# SOURCE EXCERPT
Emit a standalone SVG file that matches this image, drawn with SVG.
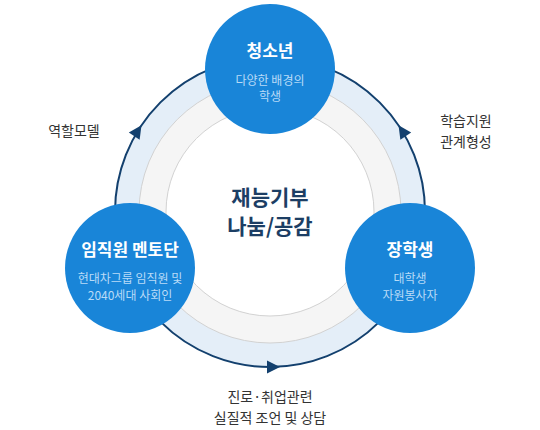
<svg xmlns="http://www.w3.org/2000/svg" width="540" height="430" viewBox="0 0 540 430">
<style>
text{font-family:"Noto Sans CJK KR","Noto Sans",sans-serif;text-anchor:middle}
.node circle{fill:#1985d8}
.ttl{font-size:17px;font-weight:700;fill:#ffffff}
.sub{font-size:12px;fill:#b9dbf7}
.lbl{font-size:14px;fill:#333333}
.ctr{font-size:21px;font-weight:700;fill:#1c3e64}
.arr{fill:#13406e}
</style>
<defs>
<path id="ah" d="M0,0 L-13,-6.5 L-13,6.5 Z"/>
</defs>
<g id="ring">
<circle cx="270" cy="212" r="155" fill="#e4eef8" stroke="#13406e" stroke-width="2"/>
<circle cx="270" cy="212" r="131" fill="#f5f5f5" stroke="#d2d2d2" stroke-width="1"/>
<circle cx="270" cy="212" r="104" fill="#ffffff" stroke="#d2d2d2" stroke-width="1"/>
</g>
<g id="connectors">
<use href="#ah" class="arr" transform="translate(141.5,125.3) rotate(-56)"/>
<use href="#ah" class="arr" transform="translate(398.5,125.3) rotate(-124)"/>
<use href="#ah" class="arr" transform="translate(280,367)"/>
</g>
<g id="center">
<text class="ctr" x="270" y="205">재능기부</text>
<text class="ctr" x="270" y="234">나눔/공감</text>
</g>
<g id="node-youth" class="node">
<circle cx="270" cy="69" r="65"/>
<text class="ttl" x="270" y="57">청소년</text>
<text class="sub" x="270" y="85">다양한 배경의</text>
<text class="sub" x="270" y="101">학생</text>
</g>
<g id="node-mentor" class="node">
<circle cx="130" cy="268" r="65"/>
<text class="ttl" x="130" y="256">임직원 멘토단</text>
<text class="sub" x="130" y="283">현대차그룹 임직원 및</text>
<text class="sub" x="130" y="300">2040세대 사회인</text>
</g>
<g id="node-scholar" class="node">
<circle cx="410" cy="268" r="65"/>
<text class="ttl" x="410" y="256">장학생</text>
<text class="sub" x="410" y="283">대학생</text>
<text class="sub" x="410" y="300">자원봉사자</text>
</g>
<g id="labels">
<text class="lbl" x="74" y="136">역할모델</text>
<text class="lbl" x="466" y="126">학습지원</text>
<text class="lbl" x="466" y="147">관계형성</text>
<text class="lbl" x="270" y="402">진로·취업관련</text>
<text class="lbl" x="270" y="423">실질적 조언 및 상담</text>
</g>
</svg>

# EXERCISE INSTRUCTIONS
Reproduce the full listing above verbatim, with no pictures included.

# ANSWER TO THIS EXERCISE
Emit a standalone SVG file that matches this image, drawn with SVG.
<svg xmlns="http://www.w3.org/2000/svg" width="540" height="430" viewBox="0 0 540 430">
<style>
text{font-family:"Noto Sans CJK KR","Noto Sans",sans-serif;text-anchor:middle}
.node circle{fill:#1985d8}
.ttl{font-size:17px;font-weight:700;fill:#ffffff}
.sub{font-size:12px;fill:#b9dbf7}
.lbl{font-size:14px;fill:#333333}
.ctr{font-size:21px;font-weight:700;fill:#1c3e64}
.arr{fill:#13406e}
</style>
<defs>
<path id="ah" d="M0,0 L-13,-6.5 L-13,6.5 Z"/>
</defs>
<g id="ring">
<circle cx="270" cy="212" r="155" fill="#e4eef8" stroke="#13406e" stroke-width="2"/>
<circle cx="270" cy="212" r="131" fill="#f5f5f5" stroke="#d2d2d2" stroke-width="1"/>
<circle cx="270" cy="212" r="104" fill="#ffffff" stroke="#d2d2d2" stroke-width="1"/>
</g>
<g id="connectors">
<use href="#ah" class="arr" transform="translate(141.5,125.3) rotate(-56)"/>
<use href="#ah" class="arr" transform="translate(398.5,125.3) rotate(-124)"/>
<use href="#ah" class="arr" transform="translate(280,367)"/>
</g>
<g id="center">
<text class="ctr" x="270" y="205">재능기부</text>
<text class="ctr" x="270" y="234">나눔/공감</text>
</g>
<g id="node-youth" class="node">
<circle cx="270" cy="69" r="65"/>
<text class="ttl" x="270" y="57">청소년</text>
<text class="sub" x="270" y="85">다양한 배경의</text>
<text class="sub" x="270" y="101">학생</text>
</g>
<g id="node-mentor" class="node">
<circle cx="130" cy="268" r="65"/>
<text class="ttl" x="130" y="256">임직원 멘토단</text>
<text class="sub" x="130" y="283">현대차그룹 임직원 및</text>
<text class="sub" x="130" y="300">2040세대 사회인</text>
</g>
<g id="node-scholar" class="node">
<circle cx="410" cy="268" r="65"/>
<text class="ttl" x="410" y="256">장학생</text>
<text class="sub" x="410" y="283">대학생</text>
<text class="sub" x="410" y="300">자원봉사자</text>
</g>
<g id="labels">
<text class="lbl" x="74" y="136">역할모델</text>
<text class="lbl" x="466" y="126">학습지원</text>
<text class="lbl" x="466" y="147">관계형성</text>
<text class="lbl" x="270" y="402">진로·취업관련</text>
<text class="lbl" x="270" y="423">실질적 조언 및 상담</text>
</g>
</svg>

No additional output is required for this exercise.